_THE PROBLEM_. Give all the lines below again, exactly, with no pictures.
_ _ _
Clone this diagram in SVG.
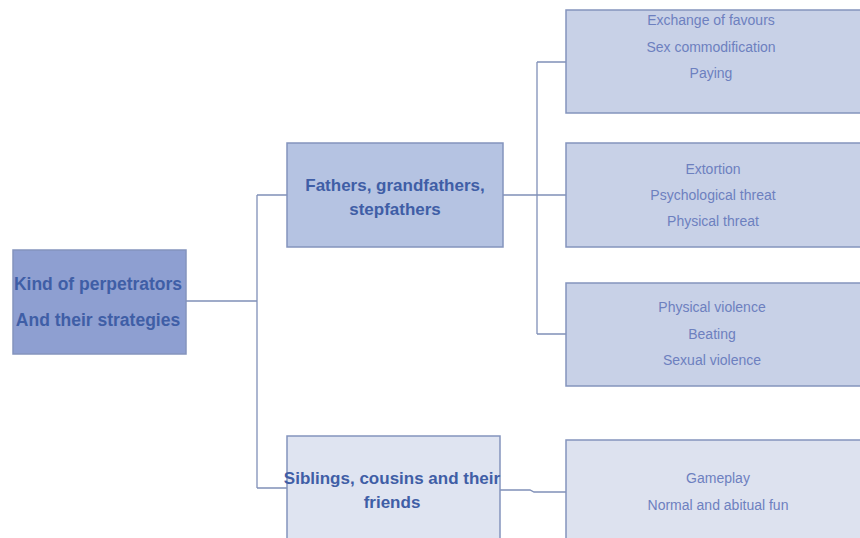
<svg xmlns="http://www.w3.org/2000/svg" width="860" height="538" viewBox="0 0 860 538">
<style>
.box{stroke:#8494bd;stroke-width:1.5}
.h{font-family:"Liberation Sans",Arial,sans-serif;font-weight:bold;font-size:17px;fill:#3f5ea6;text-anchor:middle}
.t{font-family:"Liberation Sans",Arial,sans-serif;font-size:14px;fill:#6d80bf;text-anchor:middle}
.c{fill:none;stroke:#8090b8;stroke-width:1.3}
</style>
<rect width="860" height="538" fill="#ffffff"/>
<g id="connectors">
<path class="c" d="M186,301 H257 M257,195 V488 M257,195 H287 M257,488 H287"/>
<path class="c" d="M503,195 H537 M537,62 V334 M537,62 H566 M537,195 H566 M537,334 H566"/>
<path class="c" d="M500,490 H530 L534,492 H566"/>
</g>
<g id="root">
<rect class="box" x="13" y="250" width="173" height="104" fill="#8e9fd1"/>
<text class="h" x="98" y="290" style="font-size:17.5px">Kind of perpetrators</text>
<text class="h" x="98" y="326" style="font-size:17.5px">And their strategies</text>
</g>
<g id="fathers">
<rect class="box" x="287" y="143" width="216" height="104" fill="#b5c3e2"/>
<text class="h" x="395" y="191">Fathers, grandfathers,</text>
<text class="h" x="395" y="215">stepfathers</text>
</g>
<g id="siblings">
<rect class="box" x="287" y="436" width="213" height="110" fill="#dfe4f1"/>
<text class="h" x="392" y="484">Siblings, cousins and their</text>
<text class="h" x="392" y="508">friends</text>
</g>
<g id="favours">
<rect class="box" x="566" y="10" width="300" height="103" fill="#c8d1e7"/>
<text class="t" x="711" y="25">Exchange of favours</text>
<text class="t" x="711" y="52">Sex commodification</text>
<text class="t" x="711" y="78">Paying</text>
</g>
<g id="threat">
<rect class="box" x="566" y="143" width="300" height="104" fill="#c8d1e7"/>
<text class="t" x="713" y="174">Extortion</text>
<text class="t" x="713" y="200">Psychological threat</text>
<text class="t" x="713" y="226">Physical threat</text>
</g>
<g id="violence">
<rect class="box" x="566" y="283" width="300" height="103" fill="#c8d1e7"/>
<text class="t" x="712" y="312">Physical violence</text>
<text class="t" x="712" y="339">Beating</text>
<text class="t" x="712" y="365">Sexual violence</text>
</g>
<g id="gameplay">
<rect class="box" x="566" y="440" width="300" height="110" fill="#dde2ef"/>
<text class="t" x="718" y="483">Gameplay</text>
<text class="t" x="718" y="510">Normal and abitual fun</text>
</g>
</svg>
_ _ _
_WRITTEN ANSWER_.
Clone this diagram in SVG.
<svg xmlns="http://www.w3.org/2000/svg" width="860" height="538" viewBox="0 0 860 538">
<style>
.box{stroke:#8494bd;stroke-width:1.5}
.h{font-family:"Liberation Sans",Arial,sans-serif;font-weight:bold;font-size:17px;fill:#3f5ea6;text-anchor:middle}
.t{font-family:"Liberation Sans",Arial,sans-serif;font-size:14px;fill:#6d80bf;text-anchor:middle}
.c{fill:none;stroke:#8090b8;stroke-width:1.3}
</style>
<rect width="860" height="538" fill="#ffffff"/>
<g id="connectors">
<path class="c" d="M186,301 H257 M257,195 V488 M257,195 H287 M257,488 H287"/>
<path class="c" d="M503,195 H537 M537,62 V334 M537,62 H566 M537,195 H566 M537,334 H566"/>
<path class="c" d="M500,490 H530 L534,492 H566"/>
</g>
<g id="root">
<rect class="box" x="13" y="250" width="173" height="104" fill="#8e9fd1"/>
<text class="h" x="98" y="290" style="font-size:17.5px">Kind of perpetrators</text>
<text class="h" x="98" y="326" style="font-size:17.5px">And their strategies</text>
</g>
<g id="fathers">
<rect class="box" x="287" y="143" width="216" height="104" fill="#b5c3e2"/>
<text class="h" x="395" y="191">Fathers, grandfathers,</text>
<text class="h" x="395" y="215">stepfathers</text>
</g>
<g id="siblings">
<rect class="box" x="287" y="436" width="213" height="110" fill="#dfe4f1"/>
<text class="h" x="392" y="484">Siblings, cousins and their</text>
<text class="h" x="392" y="508">friends</text>
</g>
<g id="favours">
<rect class="box" x="566" y="10" width="300" height="103" fill="#c8d1e7"/>
<text class="t" x="711" y="25">Exchange of favours</text>
<text class="t" x="711" y="52">Sex commodification</text>
<text class="t" x="711" y="78">Paying</text>
</g>
<g id="threat">
<rect class="box" x="566" y="143" width="300" height="104" fill="#c8d1e7"/>
<text class="t" x="713" y="174">Extortion</text>
<text class="t" x="713" y="200">Psychological threat</text>
<text class="t" x="713" y="226">Physical threat</text>
</g>
<g id="violence">
<rect class="box" x="566" y="283" width="300" height="103" fill="#c8d1e7"/>
<text class="t" x="712" y="312">Physical violence</text>
<text class="t" x="712" y="339">Beating</text>
<text class="t" x="712" y="365">Sexual violence</text>
</g>
<g id="gameplay">
<rect class="box" x="566" y="440" width="300" height="110" fill="#dde2ef"/>
<text class="t" x="718" y="483">Gameplay</text>
<text class="t" x="718" y="510">Normal and abitual fun</text>
</g>
</svg>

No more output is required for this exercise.